Como buen cristiano, Blaise Pascal proclama a Dios como la solución a esta zozobra íntima que experimenta el ser humano constantemente; Dios, en todo caso, es la respuesta a la desesperación. Sin embargo, hay un rasgo novedoso y moderno en el pensamiento de Pascal en torno a la existencia de Dios. A diferencia de los filósofos del medievo, Pascal introduce la importancia de la duda en el camino del religioso, es decir, liquida la antigua querella entre la fe y la razón, la creencia y la inteligencia, la religión y la ciencia.
Leemos en uno de sus lúcidos pensamientos: “Hay tres suertes de personas: Las unas que sirven a Dios, después de haberle encontrado; las otras que se emplean en buscarlo, no habiéndole encontrado; y los otros que viven sin buscar a Dios ni haberle encontrado”. Así, Blaise Pascal culmina una larga tradición maniquea que interpretaba las disputas a propósito de la existencia de Dios a partir de la fe (Agustín de Hipona) o a partir de la razón (Tomás de Aquino).
Otro de los puntos interesantes que propone el filósofo francés en sus Pensamientos tiene que ver con el profundo humanismo que establece. Si bien, como lo dije anteriormente, el hombre es un ser situado entre dos abismos, este movimiento pendular le permite asimismo asumir su propia existencia con autenticidad, procurando mitigar su curiosidad inextinguible, su anhelo de infinitud, rasgo característico del filósofo o del científico. “A fin de que la pasión no nos perjudique, hagamos como si no nos quedasen más que ocho días de vida”, apunta en otra de sus reflexiones.
A semejanza de Séneca en su opúsculo Sobre la brevedad de la vida, Pascal piensa que la flecha del tiempo se dispara vertiginosamente y no hay quien la detenga, por lo que es indispensable aprovechar cada minuto de nuestra existencia. El tiempo es irreversible. El ser humano es una brizna arrastrada por el viento, una criatura frágil, un átomo en la geometría infinita del universo.
Desgarrado entre dos extremos, en constante búsqueda de sí mismo, el hombre se eleva hacia lo infinito, hacia una totalidad donde no moran la muerte, la miseria ni la enfermedad: “Ardemos del deseo de encontrar una base constante para edificar una torre que se eleve a lo infinito; pero todo nuestro fundamento cruje, y la Tierra se abre hasta los más profundos abismos”, se lamenta Pascal.

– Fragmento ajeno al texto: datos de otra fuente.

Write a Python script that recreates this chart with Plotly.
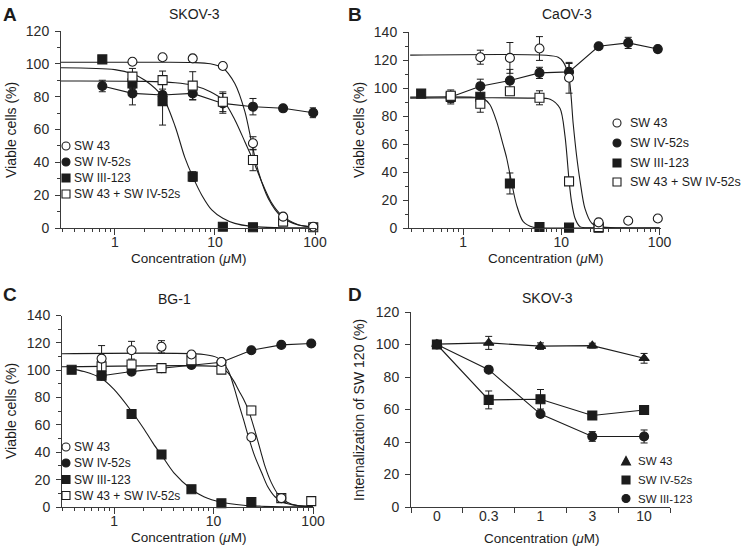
import math
import plotly.graph_objects as go

# ---------------- data ----------------
# Panel A : SKOV-3 viability
A_conc_sw43 = [1.5, 3, 6, 12, 24, 48, 96]
A_sw43 = [101.3, 104.0, 103.3, 98.7, 51.6, 6.9, 0.8]
A_sw43_err = [1.0, 1.0, 1.0, 1.5, 4.0, 1.0, 1.0]
A_conc_iv52 = [0.75, 1.5, 3, 6, 12, 24, 48, 96]
A_iv52 = [86.5, 82.0, 81.0, 82.0, 75.9, 73.9, 72.9, 70.2]
A_iv52_err = [3.5, 7.0, 2.0, 4.0, 6.0, 5.0, 1.5, 3.0]
A_conc_iii = [0.75, 1.5, 3, 6, 12, 24]
A_iii = [102.7, 88.1, 77.3, 31.3, 0.8, 0.5]
A_iii_err = [1.0, 3.0, 14.6, 3.0, 0.5, 0.5]
A_conc_combo = [1.5, 3, 6, 12, 24, 48, 96]
A_combo = [92.2, 90.1, 86.7, 76.9, 41.4, 3.9, 0.5]
A_combo_err = [5.0, 5.5, 8.5, 6.0, 6.5, 1.0, 0.5]
# fitted curves
A_fit_sw43_x = [0.29, 3, 6, 9, 12, 15.8, 19.9, 23.3, 27.3, 34.1, 46, 68, 100]
A_fit_sw43_y = [101, 101, 100.8, 100, 97.5, 88, 71, 52, 34, 18, 7, 1.8, 0.7]
A_fit_combo_x = [0.29, 2, 4, 6, 9, 12, 15.8, 19.9, 24, 29.3, 36.3, 46, 68, 100]
A_fit_combo_y = [89.5, 89.3, 88.5, 87, 83, 78, 66, 52.6, 41.5, 28.2, 16, 8, 2, 0.5]
A_fit_iii_x = [0.29, 1, 1.5, 2, 3, 4, 5, 6, 7.4, 9.3, 12, 15.8, 23, 40, 100]
A_fit_iii_y = [97.6, 96.5, 94, 90, 80, 62, 43, 31.3, 20, 11, 5.9, 2.8, 1.0, 0.3, 0.1]

# Panel B : CaOV-3 viability
B_conc_sw43 = [1.5, 3, 6, 12, 24, 48, 96]
B_sw43 = [122.0, 121.5, 128.2, 107.3, 4.0, 5.2, 6.8]
B_sw43_err = [5.0, 11.0, 8.5, 11.0, 1.5, 1.0, 0.5]
B_conc_iv52 = [0.75, 1.5, 3, 6, 12, 24, 48, 96]
B_iv52 = [93.6, 101.3, 105.3, 110.8, 111.5, 129.8, 132.2, 127.8]
B_iv52_err = [4.0, 5.0, 8.0, 4.0, 6.0, 2.0, 4.0, 1.0]
B_conc_iii = [0.375, 0.75, 1.5, 3, 6, 12, 24]
B_iii = [96.0, 93.6, 93.7, 31.8, 0.7, 0.3, 0.2]
B_iii_err = [1.0, 5.0, 1.0, 7.5, 0.5, 0.3, 0.3]
B_conc_combo = [0.75, 1.5, 3, 6, 12, 24]
B_combo = [94.5, 88.7, 97.7, 93.0, 33.3, 0.7]
B_combo_err = [2.0, 6.0, 1.0, 5.0, 1.0, 0.5]
B_fit_sw43_x = [0.29, 7, 9.3, 10.5, 12, 13.2, 14.3, 15.5, 17.4, 20.4, 25, 40, 100]
B_fit_sw43_y = [123.5, 123.4, 122, 118.5, 107, 75, 52, 34, 14, 3.5, 0.8, 0.1, 0]
B_fit_combo_x = [0.29, 5, 7.7, 9.7, 10.9, 12, 12.7, 13.8, 15.5, 20, 100]
B_fit_combo_y = [92.8, 92.8, 92, 85.5, 66, 34, 19, 7, 1.0, 0.1, 0]
B_fit_iii_x = [0.29, 1.3, 1.61, 1.88, 2.2, 2.57, 2.78, 3.13, 3.51, 4.1, 5.2, 10, 100]
B_fit_iii_y = [93.5, 93.4, 92.5, 88, 76, 59, 50, 32, 16.4, 4.5, 0.5, 0, 0]

# Panel C : BG-1 viability
C_conc_sw43 = [0.75, 1.5, 3, 6, 12, 24, 48]
C_sw43 = [108.5, 114.6, 117.1, 111.5, 106.0, 51.0, 6.5]
C_sw43_err = [9.5, 6.5, 4.5, 1.0, 1.0, 1.0, 1.0]
C_conc_iv52 = [0.75, 1.5, 3, 6, 12, 24, 48, 96]
C_iv52 = [96.0, 99.0, 101.4, 103.8, 105.8, 114.6, 118.5, 119.5]
C_iv52_err = [1.0, 1.0, 1.0, 1.0, 1.0, 1.0, 1.0, 1.0]
C_conc_iii = [0.375, 0.75, 1.5, 3, 6, 12, 24]
C_iii = [100.3, 95.9, 68.0, 38.4, 13.0, 2.7, 3.7]
C_iii_err = [0.5, 0.5, 1.0, 1.0, 1.0, 0.5, 0.5]
C_conc_combo = [0.75, 1.5, 3, 6, 12, 24, 48, 96]
C_combo = [102.8, 104.2, 101.5, 107.3, 100.4, 70.6, 6.5, 4.3]
C_combo_err = [1.0, 1.0, 1.0, 1.0, 1.0, 3.0, 1.0, 1.0]
C_fit_sw43_x = [0.29, 8, 11, 14, 16, 18, 20, 22.4, 26, 30.5, 35, 41.5, 50, 70, 100]
C_fit_sw43_y = [112, 111.5, 109, 100, 88, 75, 64, 51.5, 37, 25, 15, 7.5, 3.5, 1, 0.3]
C_fit_combo_x = [0.29, 10, 12, 14, 16, 18, 20, 22.4, 26, 30, 33, 38, 45, 55, 70, 100]
C_fit_combo_y = [102.5, 103, 102, 98, 92, 85, 79, 71, 56, 40, 29.5, 18, 8.8, 3.5, 1, 0.3]
C_fit_iii_x = [0.375, 0.5, 0.75, 1, 1.5, 2, 2.5, 3, 4, 6, 8, 12, 20, 30, 50, 100]
C_fit_iii_y = [101, 99, 94, 86, 70, 57, 46, 38, 25, 13, 7.5, 3.5, 1.3, 0.6, 0.2, 0.1]

# Panel D : SKOV-3 internalization of SW 120
D_conc = ["0", "0.3", "1", "3", "10"]
D_sw43 = [100.2, 101.0, 99.0, 99.3, 91.5]
D_sw43_err = [0.5, 4.0, 2.0, 1.5, 3.0]
D_iv52 = [100.0, 65.9, 66.3, 56.3, 59.7]
D_iv52_err = [0.5, 5.5, 6.0, 1.0, 1.0]
D_iii = [100.0, 84.5, 57.2, 43.4, 43.4]
D_iii_err = [0.5, 1.0, 1.5, 3.0, 4.0]

# ---------------- figure ----------------
W, H = 747, 558
INK = "#1c1c1c"
FONT = "Liberation Sans, Arial, Helvetica, sans-serif"

def px(x):
    return x / W

def py(y):
    return 1 - y / H

fig = go.Figure()

def fit(xs, ys, ax):
    fig.add_trace(go.Scatter(x=xs, y=ys, mode="lines", xaxis="x" + ax, yaxis="y" + ax,
                             line=dict(color=INK, width=1.1, shape="spline", smoothing=0.8),
                             showlegend=False, hoverinfo="skip", cliponaxis=True))

def pts(xs, ys, err, ax, symbol, filled, lines=False, size=9):
    fig.add_trace(go.Scatter(
        x=xs, y=ys, mode="lines+markers" if lines else "markers",
        xaxis="x" + ax, yaxis="y" + ax,
        line=dict(color=INK, width=1.1),
        marker=dict(symbol=symbol, size=size, color=INK if filled else "white",
                    line=dict(color=INK, width=1.1)),
        error_y=dict(type="data", array=err, color=INK, thickness=1, width=3.5),
        showlegend=False, cliponaxis=False))

# A
fit(A_fit_sw43_x, A_fit_sw43_y, "")
fit(A_fit_combo_x, A_fit_combo_y, "")
fit(A_fit_iii_x, A_fit_iii_y, "")
pts(A_conc_iv52, A_iv52, A_iv52_err, "", "circle", True, lines=True)
pts(A_conc_iii, A_iii, A_iii_err, "", "square", True)
pts(A_conc_combo, A_combo, A_combo_err, "", "square", False)
pts(A_conc_sw43, A_sw43, A_sw43_err, "", "circle", False)
# B
fit(B_fit_sw43_x, B_fit_sw43_y, "2")
fit(B_fit_combo_x, B_fit_combo_y, "2")
fit(B_fit_iii_x, B_fit_iii_y, "2")
pts(B_conc_iv52, B_iv52, B_iv52_err, "2", "circle", True, lines=True)
pts(B_conc_iii, B_iii, B_iii_err, "2", "square", True)
pts(B_conc_combo, B_combo, B_combo_err, "2", "square", False)
pts(B_conc_sw43, B_sw43, B_sw43_err, "2", "circle", False)
# C
fit(C_fit_sw43_x, C_fit_sw43_y, "3")
fit(C_fit_combo_x, C_fit_combo_y, "3")
fit(C_fit_iii_x, C_fit_iii_y, "3")
pts(C_conc_iv52, C_iv52, C_iv52_err, "3", "circle", True, lines=True)
pts(C_conc_iii, C_iii, C_iii_err, "3", "square", True)
pts(C_conc_combo, C_combo, C_combo_err, "3", "square", False)
pts(C_conc_sw43, C_sw43, C_sw43_err, "3", "circle", False)
# D
pts(D_conc, D_sw43, D_sw43_err, "4", "triangle-up", True, lines=True, size=9)
pts(D_conc, D_iv52, D_iv52_err, "4", "square", True, lines=True, size=9)
pts(D_conc, D_iii, D_iii_err, "4", "circle", True, lines=True, size=9)

tickfont = dict(family=FONT, size=14, color="#2a2a2a")
common = dict(showline=True, linecolor="#3a3a3a", linewidth=1, ticks="outside",
              tickcolor="#3a3a3a", showgrid=False, zeroline=False, tickfont=tickfont,
              automargin=False)

def logx(domain, anchor, lo, hi):
    return dict(type="log", domain=domain, anchor=anchor,
                range=[math.log10(lo), math.log10(hi)],
                tickmode="array", tickvals=[1, 10, 100], ticktext=["1", "10", "100"],
                ticklen=6, ticklabelstandoff=-5,
                minor=dict(ticks="outside", ticklen=3, tickcolor="#3a3a3a", dtick="D1"),
                **common)

def liny(domain, anchor, top):
    return dict(domain=domain, anchor=anchor, range=[0, top], dtick=20, tick0=0,
                ticklen=5, ticklabelstandoff=3,
                minor=dict(ticks="outside", ticklen=3, tickcolor="#3a3a3a", dtick=10),
                **common)

fig.update_layout(
    template="none",
    width=W, height=H, margin=dict(l=0, r=0, t=0, b=0, pad=0, autoexpand=False),
    paper_bgcolor="white", plot_bgcolor="white",
    font=dict(family=FONT, color=INK),
    showlegend=False,
    xaxis=logx([px(61), px(316)], "y", 0.29, 102.3),
    yaxis=liny([py(228), py(31)], "x", 120),
    xaxis2=logx([px(409), px(661)], "y2", 0.282, 103.5),
    yaxis2=liny([py(228), py(32)], "x2", 140),
    xaxis3=logx([px(62), px(314)], "y3", 0.30, 102.3),
    yaxis3=liny([py(507), py(315.5)], "x3", 140),
    xaxis4=dict(type="category", domain=[px(411), px(670)], anchor="y4",
                categoryorder="array", categoryarray=D_conc, range=[-0.5, 4.5],
                tickson="boundaries", ticklen=5, ticklabelstandoff=-4, **common),
    yaxis4=dict(domain=[py(507), py(312)], anchor="x4", range=[0, 120], dtick=20,
                ticklen=5, ticklabelstandoff=3, **common),
)

ann = []

def text(x, y, s, size=14, bold=False, angle=0, xanchor="center"):
    ann.append(dict(x=px(x), y=py(y), xref="paper", yref="paper", text=f"<b>{s}</b>" if bold else s,
                    showarrow=False, textangle=angle, xanchor=xanchor, yanchor="middle",
                    font=dict(family=FONT, size=size, color=INK)))

# panel letters and titles
text(10, 14, "A", 19, True)
text(355, 14, "B", 19, True)
text(10, 294, "C", 19, True)
text(355, 294, "D", 19, True)
text(194, 14, "SKOV-3", 14)
text(567, 14, "CaOV-3", 14)
text(174, 299, "BG-1", 14)
text(547, 298, "SKOV-3", 14)
# axis titles
conc = "Concentration (<i>μ</i>M)"
text(188, 258, conc, 13.5)
text(545, 258, conc, 13.5)
text(188, 537, conc, 13.5)
text(541, 538, conc, 13.5)
text(11, 130, "Viable cells (%)", 14, angle=-90)
text(359, 130, "Viable cells (%)", 14, angle=-90)
text(11, 411, "Viable cells (%)", 14, angle=-90)
text(359, 410, "Internalization of SW 120 (%)", 14, angle=-90)

shapes = []

def marker(cx, cy, kind, filled, r=4):
    fill = INK if filled else "white"
    base = dict(xref="paper", yref="paper", line=dict(color=INK, width=1.1), fillcolor=fill)
    if kind == "circle":
        shapes.append(dict(type="circle", x0=px(cx - r), x1=px(cx + r), y0=py(cy + r), y1=py(cy - r), **base))
    elif kind == "square":
        shapes.append(dict(type="rect", x0=px(cx - r), x1=px(cx + r), y0=py(cy + r), y1=py(cy - r), **base))
    else:
        path = (f"M {px(cx - r - 0.5)} {py(cy + r)} L {px(cx + r + 0.5)} {py(cy + r)} "
                f"L {px(cx)} {py(cy - r - 0.5)} Z")
        shapes.append(dict(type="path", path=path, **base))

def legend(mx, tx, ys, items, size=12.5):
    for y, (label, kind, filled) in zip(ys, items):
        marker(mx, y, kind, filled)
        text(tx, y, label, size, xanchor="left")

viab_items = [("SW 43", "circle", False), ("SW IV-52s", "circle", True),
              ("SW III-123", "square", True), ("SW 43 + SW IV-52s", "square", False)]
legend(66, 72, [146, 162, 178, 194], viab_items, 12)
legend(617, 628, [123, 143, 163, 182], viab_items, 12.5)
legend(66, 72, [447, 463, 479.5, 495.5], viab_items, 12)
legend(626, 636, [461, 480, 498.5],
       [("SW 43", "triangle", True), ("SW IV-52s", "square", True), ("SW III-123", "circle", True)],
       11.5)

fig.update_layout(annotations=ann, shapes=shapes)
fig.write_html("out.html", config={"displayModeBar": False},
               post_script="document.body.style.margin='0';document.body.style.padding='0';")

El ser humano es el rey destronado de la Naturaleza. Un desterrado del tiempo originario de la vida, un ser escindido, siempre condenado (como el Sísifo de Camus) a llegar a las alturas de la Creación e, inmediatamente, caer de bruces y besar el polvo. Es justamente lo que vivimos durante la pandemia del Covid-19. El recuerdo constante de que el ser humano no puede manipular a su antojo la naturaleza a pesar de sus inquebrantables esfuerzos por conseguirlo. Con terrible impotencia nos hemos dado cuenta de que un virus nos puede minar irremisiblemente.